▶ **WORK TO BE COMPLETED**:
Give every line of the data again, unchanged, but with no pictures.

▶ **INFORMATION SUPPLIED**:
- - - - - - -

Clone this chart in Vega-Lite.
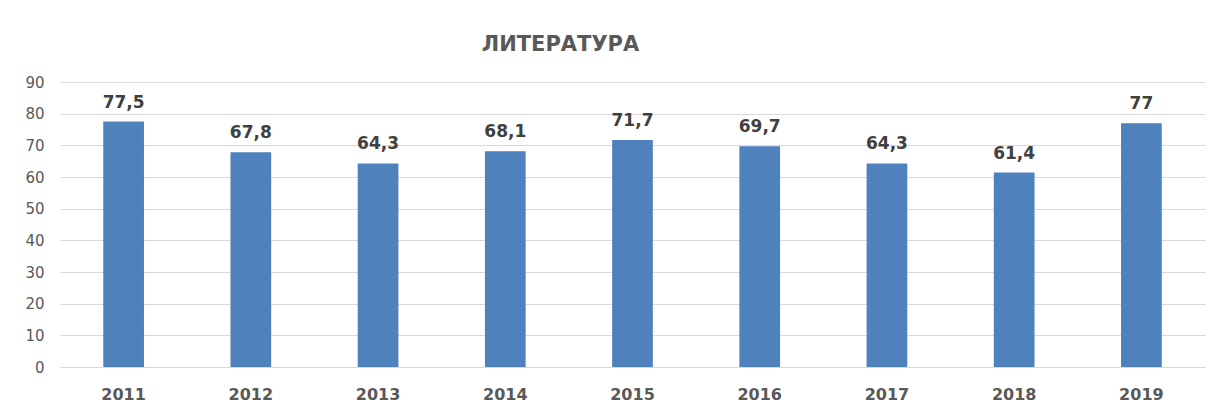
{
  "$schema": "https://vega.github.io/schema/vega-lite/v6.json",
  "autosize": {"type": "none"},
  "width": 1145,
  "height": 285,
  "padding": {"left": 60, "top": 82, "right": 12, "bottom": 43},
  "background": "white",
  "title": {
    "text": "ЛИТЕРАТУРА",
    "anchor": "middle",
    "dx": -72,
    "offset": 3,
    "baseline": "alphabetic",
    "font": "DejaVu Sans",
    "fontSize": 21,
    "fontWeight": "bold",
    "color": "#595959"
  },
  "data": {
    "values": [
      {"year": "2011", "value": 77.5, "label": "77,5"},
      {"year": "2012", "value": 67.8, "label": "67,8"},
      {"year": "2013", "value": 64.3, "label": "64,3"},
      {"year": "2014", "value": 68.1, "label": "68,1"},
      {"year": "2015", "value": 71.7, "label": "71,7"},
      {"year": "2016", "value": 69.7, "label": "69,7"},
      {"year": "2017", "value": 64.3, "label": "64,3"},
      {"year": "2018", "value": 61.4, "label": "61,4"},
      {"year": "2019", "value": 77, "label": "77"}
    ]
  },
  "encoding": {
    "x": {
      "field": "year",
      "type": "nominal",
      "sort": null,
      "scale": {"paddingInner": 0.68, "paddingOuter": 0.34},
      "axis": {
        "title": null,
        "labelAngle": 0,
        "ticks": false,
        "domain": true,
        "domainColor": "#D9D9D9",
        "labelFont": "DejaVu Sans",
        "labelFontSize": 16,
        "labelFontWeight": "bold",
        "labelColor": "#595959",
        "labelPadding": 32,
        "labelBaseline": "alphabetic"
      }
    },
    "y": {
      "field": "value",
      "type": "quantitative",
      "scale": {"domain": [0, 90]},
      "axis": {
        "title": null,
        "values": [0, 10, 20, 30, 40, 50, 60, 70, 80, 90],
        "ticks": false,
        "domain": false,
        "gridColor": "#D9D9D9",
        "gridWidth": 1,
        "labelFont": "DejaVu Sans",
        "labelFontSize": 15,
        "labelColor": "#595959",
        "labelPadding": 16
      }
    }
  },
  "layer": [
    {"mark": {"type": "bar", "color": "#4F81BD"}},
    {
      "mark": {
        "type": "text",
        "baseline": "alphabetic",
        "dy": -14,
        "font": "DejaVu Sans",
        "fontSize": 17,
        "fontWeight": "bold",
        "color": "#404040"
      },
      "encoding": {"text": {"field": "label"}}
    }
  ],
  "config": {"view": {"stroke": null}}
}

- - - - - - -

▶ **WRITTEN REPLY**:
Clone this chart in Vega-Lite.
{
  "$schema": "https://vega.github.io/schema/vega-lite/v6.json",
  "autosize": {"type": "none"},
  "width": 1145,
  "height": 285,
  "padding": {"left": 60, "top": 82, "right": 12, "bottom": 43},
  "background": "white",
  "title": {
    "text": "ЛИТЕРАТУРА",
    "anchor": "middle",
    "dx": -72,
    "offset": 3,
    "baseline": "alphabetic",
    "font": "DejaVu Sans",
    "fontSize": 21,
    "fontWeight": "bold",
    "color": "#595959"
  },
  "data": {
    "values": [
      {"year": "2011", "value": 77.5, "label": "77,5"},
      {"year": "2012", "value": 67.8, "label": "67,8"},
      {"year": "2013", "value": 64.3, "label": "64,3"},
      {"year": "2014", "value": 68.1, "label": "68,1"},
      {"year": "2015", "value": 71.7, "label": "71,7"},
      {"year": "2016", "value": 69.7, "label": "69,7"},
      {"year": "2017", "value": 64.3, "label": "64,3"},
      {"year": "2018", "value": 61.4, "label": "61,4"},
      {"year": "2019", "value": 77, "label": "77"}
    ]
  },
  "encoding": {
    "x": {
      "field": "year",
      "type": "nominal",
      "sort": null,
      "scale": {"paddingInner": 0.68, "paddingOuter": 0.34},
      "axis": {
        "title": null,
        "labelAngle": 0,
        "ticks": false,
        "domain": true,
        "domainColor": "#D9D9D9",
        "labelFont": "DejaVu Sans",
        "labelFontSize": 16,
        "labelFontWeight": "bold",
        "labelColor": "#595959",
        "labelPadding": 32,
        "labelBaseline": "alphabetic"
      }
    },
    "y": {
      "field": "value",
      "type": "quantitative",
      "scale": {"domain": [0, 90]},
      "axis": {
        "title": null,
        "values": [0, 10, 20, 30, 40, 50, 60, 70, 80, 90],
        "ticks": false,
        "domain": false,
        "gridColor": "#D9D9D9",
        "gridWidth": 1,
        "labelFont": "DejaVu Sans",
        "labelFontSize": 15,
        "labelColor": "#595959",
        "labelPadding": 16
      }
    }
  },
  "layer": [
    {"mark": {"type": "bar", "color": "#4F81BD"}},
    {
      "mark": {
        "type": "text",
        "baseline": "alphabetic",
        "dy": -14,
        "font": "DejaVu Sans",
        "fontSize": 17,
        "fontWeight": "bold",
        "color": "#404040"
      },
      "encoding": {"text": {"field": "label"}}
    }
  ],
  "config": {"view": {"stroke": null}}
}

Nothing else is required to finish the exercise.